- _Problem to work on_
Reproduce all of the material exactly as shown.

========

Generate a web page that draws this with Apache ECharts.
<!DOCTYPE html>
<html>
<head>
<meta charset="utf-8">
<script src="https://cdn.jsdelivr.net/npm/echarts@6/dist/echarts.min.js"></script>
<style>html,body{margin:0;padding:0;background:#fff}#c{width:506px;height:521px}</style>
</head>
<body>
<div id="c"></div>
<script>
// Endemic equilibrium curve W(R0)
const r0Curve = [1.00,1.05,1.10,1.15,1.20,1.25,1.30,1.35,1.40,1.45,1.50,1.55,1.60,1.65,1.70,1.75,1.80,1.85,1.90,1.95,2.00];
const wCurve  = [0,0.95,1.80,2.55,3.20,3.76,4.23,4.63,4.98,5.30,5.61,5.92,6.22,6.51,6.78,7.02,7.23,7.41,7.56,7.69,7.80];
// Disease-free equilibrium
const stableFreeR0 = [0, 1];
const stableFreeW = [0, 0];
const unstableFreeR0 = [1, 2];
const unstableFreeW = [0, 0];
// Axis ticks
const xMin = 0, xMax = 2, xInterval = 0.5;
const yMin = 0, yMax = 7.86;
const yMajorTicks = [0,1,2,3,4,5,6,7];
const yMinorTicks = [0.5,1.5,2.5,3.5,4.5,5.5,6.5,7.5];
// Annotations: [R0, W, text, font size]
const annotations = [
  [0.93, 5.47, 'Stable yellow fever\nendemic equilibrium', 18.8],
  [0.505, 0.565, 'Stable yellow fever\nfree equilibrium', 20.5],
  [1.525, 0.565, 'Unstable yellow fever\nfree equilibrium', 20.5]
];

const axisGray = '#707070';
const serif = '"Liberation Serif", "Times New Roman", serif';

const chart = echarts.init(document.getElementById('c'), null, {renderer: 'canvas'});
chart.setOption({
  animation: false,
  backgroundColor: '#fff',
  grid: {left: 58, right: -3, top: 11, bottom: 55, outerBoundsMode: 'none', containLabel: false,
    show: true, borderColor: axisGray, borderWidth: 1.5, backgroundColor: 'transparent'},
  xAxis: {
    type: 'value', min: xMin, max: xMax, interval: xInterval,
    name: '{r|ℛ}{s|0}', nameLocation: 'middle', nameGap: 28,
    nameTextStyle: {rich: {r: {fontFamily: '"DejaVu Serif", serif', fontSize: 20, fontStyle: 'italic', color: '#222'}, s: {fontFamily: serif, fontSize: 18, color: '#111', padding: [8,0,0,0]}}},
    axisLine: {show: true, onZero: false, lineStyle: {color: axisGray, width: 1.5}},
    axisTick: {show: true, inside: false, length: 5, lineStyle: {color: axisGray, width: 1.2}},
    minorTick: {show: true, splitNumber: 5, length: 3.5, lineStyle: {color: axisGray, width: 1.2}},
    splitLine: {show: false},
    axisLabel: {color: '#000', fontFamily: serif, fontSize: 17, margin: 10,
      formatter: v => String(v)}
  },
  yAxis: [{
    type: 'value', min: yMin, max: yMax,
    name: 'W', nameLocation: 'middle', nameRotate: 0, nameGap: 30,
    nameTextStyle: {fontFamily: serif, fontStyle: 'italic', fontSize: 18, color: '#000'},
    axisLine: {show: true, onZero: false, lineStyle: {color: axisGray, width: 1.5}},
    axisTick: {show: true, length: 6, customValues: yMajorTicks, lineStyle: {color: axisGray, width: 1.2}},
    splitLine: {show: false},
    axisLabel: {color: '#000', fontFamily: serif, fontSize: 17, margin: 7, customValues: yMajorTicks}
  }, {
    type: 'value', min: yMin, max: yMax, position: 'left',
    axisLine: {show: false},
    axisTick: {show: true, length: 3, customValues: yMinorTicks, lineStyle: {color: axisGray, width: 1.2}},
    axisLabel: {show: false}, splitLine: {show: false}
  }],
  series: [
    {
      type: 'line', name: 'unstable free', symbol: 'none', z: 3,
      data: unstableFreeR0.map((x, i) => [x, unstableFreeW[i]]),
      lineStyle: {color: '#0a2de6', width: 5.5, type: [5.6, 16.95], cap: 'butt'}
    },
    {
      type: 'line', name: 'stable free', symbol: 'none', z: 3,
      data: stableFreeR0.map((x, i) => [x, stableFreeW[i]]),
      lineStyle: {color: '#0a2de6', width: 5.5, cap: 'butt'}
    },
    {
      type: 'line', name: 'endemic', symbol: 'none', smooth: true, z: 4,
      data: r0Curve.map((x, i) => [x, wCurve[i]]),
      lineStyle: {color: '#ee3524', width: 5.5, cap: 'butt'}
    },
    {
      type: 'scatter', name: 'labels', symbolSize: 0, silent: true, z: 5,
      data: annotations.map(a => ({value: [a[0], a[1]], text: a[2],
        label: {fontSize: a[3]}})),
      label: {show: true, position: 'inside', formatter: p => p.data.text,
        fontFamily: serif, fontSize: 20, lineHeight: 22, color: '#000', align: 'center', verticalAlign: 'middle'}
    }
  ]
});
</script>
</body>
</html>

========

- _The output_
Generate a web page that draws this with Apache ECharts.
<!DOCTYPE html>
<html>
<head>
<meta charset="utf-8">
<script src="https://cdn.jsdelivr.net/npm/echarts@6/dist/echarts.min.js"></script>
<style>html,body{margin:0;padding:0;background:#fff}#c{width:506px;height:521px}</style>
</head>
<body>
<div id="c"></div>
<script>
// Endemic equilibrium curve W(R0)
const r0Curve = [1.00,1.05,1.10,1.15,1.20,1.25,1.30,1.35,1.40,1.45,1.50,1.55,1.60,1.65,1.70,1.75,1.80,1.85,1.90,1.95,2.00];
const wCurve  = [0,0.95,1.80,2.55,3.20,3.76,4.23,4.63,4.98,5.30,5.61,5.92,6.22,6.51,6.78,7.02,7.23,7.41,7.56,7.69,7.80];
// Disease-free equilibrium
const stableFreeR0 = [0, 1];
const stableFreeW = [0, 0];
const unstableFreeR0 = [1, 2];
const unstableFreeW = [0, 0];
// Axis ticks
const xMin = 0, xMax = 2, xInterval = 0.5;
const yMin = 0, yMax = 7.86;
const yMajorTicks = [0,1,2,3,4,5,6,7];
const yMinorTicks = [0.5,1.5,2.5,3.5,4.5,5.5,6.5,7.5];
// Annotations: [R0, W, text, font size]
const annotations = [
  [0.93, 5.47, 'Stable yellow fever\nendemic equilibrium', 18.8],
  [0.505, 0.565, 'Stable yellow fever\nfree equilibrium', 20.5],
  [1.525, 0.565, 'Unstable yellow fever\nfree equilibrium', 20.5]
];

const axisGray = '#707070';
const serif = '"Liberation Serif", "Times New Roman", serif';

const chart = echarts.init(document.getElementById('c'), null, {renderer: 'canvas'});
chart.setOption({
  animation: false,
  backgroundColor: '#fff',
  grid: {left: 58, right: -3, top: 11, bottom: 55, outerBoundsMode: 'none', containLabel: false,
    show: true, borderColor: axisGray, borderWidth: 1.5, backgroundColor: 'transparent'},
  xAxis: {
    type: 'value', min: xMin, max: xMax, interval: xInterval,
    name: '{r|ℛ}{s|0}', nameLocation: 'middle', nameGap: 28,
    nameTextStyle: {rich: {r: {fontFamily: '"DejaVu Serif", serif', fontSize: 20, fontStyle: 'italic', color: '#222'}, s: {fontFamily: serif, fontSize: 18, color: '#111', padding: [8,0,0,0]}}},
    axisLine: {show: true, onZero: false, lineStyle: {color: axisGray, width: 1.5}},
    axisTick: {show: true, inside: false, length: 5, lineStyle: {color: axisGray, width: 1.2}},
    minorTick: {show: true, splitNumber: 5, length: 3.5, lineStyle: {color: axisGray, width: 1.2}},
    splitLine: {show: false},
    axisLabel: {color: '#000', fontFamily: serif, fontSize: 17, margin: 10,
      formatter: v => String(v)}
  },
  yAxis: [{
    type: 'value', min: yMin, max: yMax,
    name: 'W', nameLocation: 'middle', nameRotate: 0, nameGap: 30,
    nameTextStyle: {fontFamily: serif, fontStyle: 'italic', fontSize: 18, color: '#000'},
    axisLine: {show: true, onZero: false, lineStyle: {color: axisGray, width: 1.5}},
    axisTick: {show: true, length: 6, customValues: yMajorTicks, lineStyle: {color: axisGray, width: 1.2}},
    splitLine: {show: false},
    axisLabel: {color: '#000', fontFamily: serif, fontSize: 17, margin: 7, customValues: yMajorTicks}
  }, {
    type: 'value', min: yMin, max: yMax, position: 'left',
    axisLine: {show: false},
    axisTick: {show: true, length: 3, customValues: yMinorTicks, lineStyle: {color: axisGray, width: 1.2}},
    axisLabel: {show: false}, splitLine: {show: false}
  }],
  series: [
    {
      type: 'line', name: 'unstable free', symbol: 'none', z: 3,
      data: unstableFreeR0.map((x, i) => [x, unstableFreeW[i]]),
      lineStyle: {color: '#0a2de6', width: 5.5, type: [5.6, 16.95], cap: 'butt'}
    },
    {
      type: 'line', name: 'stable free', symbol: 'none', z: 3,
      data: stableFreeR0.map((x, i) => [x, stableFreeW[i]]),
      lineStyle: {color: '#0a2de6', width: 5.5, cap: 'butt'}
    },
    {
      type: 'line', name: 'endemic', symbol: 'none', smooth: true, z: 4,
      data: r0Curve.map((x, i) => [x, wCurve[i]]),
      lineStyle: {color: '#ee3524', width: 5.5, cap: 'butt'}
    },
    {
      type: 'scatter', name: 'labels', symbolSize: 0, silent: true, z: 5,
      data: annotations.map(a => ({value: [a[0], a[1]], text: a[2],
        label: {fontSize: a[3]}})),
      label: {show: true, position: 'inside', formatter: p => p.data.text,
        fontFamily: serif, fontSize: 20, lineHeight: 22, color: '#000', align: 'center', verticalAlign: 'middle'}
    }
  ]
});
</script>
</body>
</html>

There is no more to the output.